= Bray–Liebhafsky reaction =

Chemical clock involving hydrogen peroxide and iodine

The Bray–Liebhafsky reaction is a chemical clock first described by William C. Bray in 1921 and the first oscillating reaction in a stirred homogeneous solution. He investigated the role of the iodate (IO_{3}^{−}), the anion of iodic acid, in the catalytic conversion of hydrogen peroxide to oxygen and water by the iodate. He observed that the concentration of iodine molecules oscillated periodically and that hydrogen peroxide was consumed during the reaction.

An increase in temperature reduces the cycle in the range of hours. This oscillating reaction consisting of free radical on non-radical steps was investigated further by his student Herman A. Liebhafsky, hence the name Bray–Liebhafsky reaction. During this period, most chemists rejected the phenomenon and tried to explain the oscillation by invoking heterogeneous impurities.

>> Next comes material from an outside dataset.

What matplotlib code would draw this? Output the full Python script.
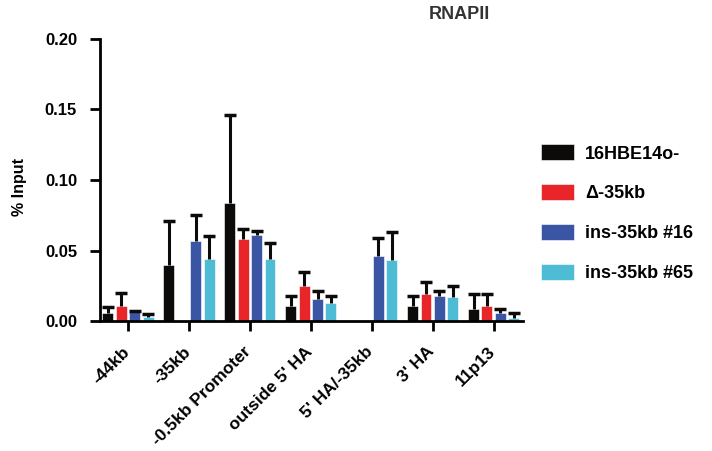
import numpy as np
from matplotlib import pyplot as plt

plt.rcParams['font.family'] = ['Liberation Sans', 'DejaVu Sans']
plt.rcParams['font.weight'] = 'bold'

# regions on the x axis
regions = ["-44kb", "-35kb", "-0.5kb Promoter", "outside 5' HA",
           "5' HA/-35kb", "3' HA", "11p13"]
# cell lines
lines = ["16HBE14o-", "Δ-35kb", "ins-35kb #16", "ins-35kb #65"]
colors = ["#0d0b0a", "#e8262a", "#3a55a4", "#4fbcd6"]

# mean % input per cell line (one value per region)
wt = [0.0057, 0.040, 0.084, 0.011, 0.0, 0.011, 0.0085]
delta = [0.011, 0.0, 0.058, 0.025, 0.0, 0.019, 0.011]
ins16 = [0.0064, 0.057, 0.061, 0.016, 0.046, 0.018, 0.0055]
ins65 = [0.003, 0.044, 0.044, 0.013, 0.043, 0.017, 0.0025]

# upper error (SD)
wt_err = [0.0043, 0.031, 0.062, 0.007, 0.0, 0.007, 0.0105]
delta_err = [0.009, 0.0, 0.007, 0.010, 0.0, 0.009, 0.008]
ins16_err = [0.0010, 0.018, 0.003, 0.005, 0.013, 0.003, 0.003]
ins65_err = [0.002, 0.016, 0.011, 0.005, 0.020, 0.008, 0.003]

means = [wt, delta, ins16, ins65]
errs = [wt_err, delta_err, ins16_err, ins65_err]

fig = plt.figure(figsize=(7.12, 4.51), dpi=100)
ax = fig.add_axes([0.1404, 0.288, 0.594, 0.626])

x = np.arange(len(regions))
w = 0.18
step = 0.22
for i in range(4):
    pos = x + (i - 1.5) * step
    vals = np.array(means[i])
    e = np.array(errs[i])
    keep = vals > 0
    ax.bar(pos[keep], vals[keep], width=w, color=colors[i], edgecolor='white',
           linewidth=0.4, label=lines[i], zorder=2)
    eb = ax.errorbar(pos[keep], vals[keep],
                     yerr=[np.zeros(keep.sum()), e[keep]],
                     fmt='none', ecolor='#0d0b0a', elinewidth=2.2,
                     capsize=4.5, capthick=2.5, zorder=3)
    # hide the lower caps (they sit on top of the bars)
    eb[1][0].set_visible(False)

ax.set_xlim(-0.46, 6.48)
ax.set_ylim(0, 0.20)
ax.set_yticks([0.0, 0.05, 0.10, 0.15, 0.20])
ax.set_yticklabels(["0.00", "0.05", "0.10", "0.15", "0.20"])
ax.set_xticks(x)
ax.set_xticklabels([])
# slanted region labels, placed a little left of each tick
for xi, name in zip(x, regions):
    ax.annotate(name, xy=(xi, 0), xycoords=ax.get_xaxis_transform(),
                xytext=(-4.5, -16.5), textcoords='offset points',
                rotation=45, ha='right', va='top', rotation_mode='anchor',
                fontsize=12.5, fontweight='bold')

for s in ['top', 'right']:
    ax.spines[s].set_visible(False)
for s in ['left', 'bottom']:
    ax.spines[s].set_linewidth(2)
ax.tick_params(axis='both', width=2, length=7.5)
ax.tick_params(axis='y', pad=9, labelsize=12)

fig.text(0.028, 0.585, "% Input", fontsize=11.5, fontweight='bold',
         rotation=90, ha='center', va='center')
fig.text(0.645, 0.968, "RNAPII", fontsize=13, fontweight='bold',
         color='#333333', ha='center', va='center')

fig.legend(loc='center left', bbox_to_anchor=(0.737, 0.527), frameon=False,
           fontsize=13, handlelength=1.83, handleheight=1.0,
           labelspacing=1.2, handletextpad=0.6)

plt.savefig("out.png", dpi=100)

A fundamental property of this system is that hydrogen peroxide has a redox potential which enables the simultaneous oxidation of iodine to iodate:

5 H_{2}O_{2} + I_{2} → 2 IO_{3}^{−} + 2 H^{+} + 4 H_{2}O

and the reduction of iodate back to iodine:

5 H_{2}O_{2} + 2 IO_{3}^{−} + 2 H^{+} → I_{2} + 5 O_{2} + 6 H_{2}O

Between these two reactions the system oscillates causing a concentration jump of the iodate and iodine and thus differing oxygen production. The net reaction is:

2 H_{2}O_{2} → 2 H_{2}O + O_{2}

necessitating a catalyst and IO_{3}^{−}.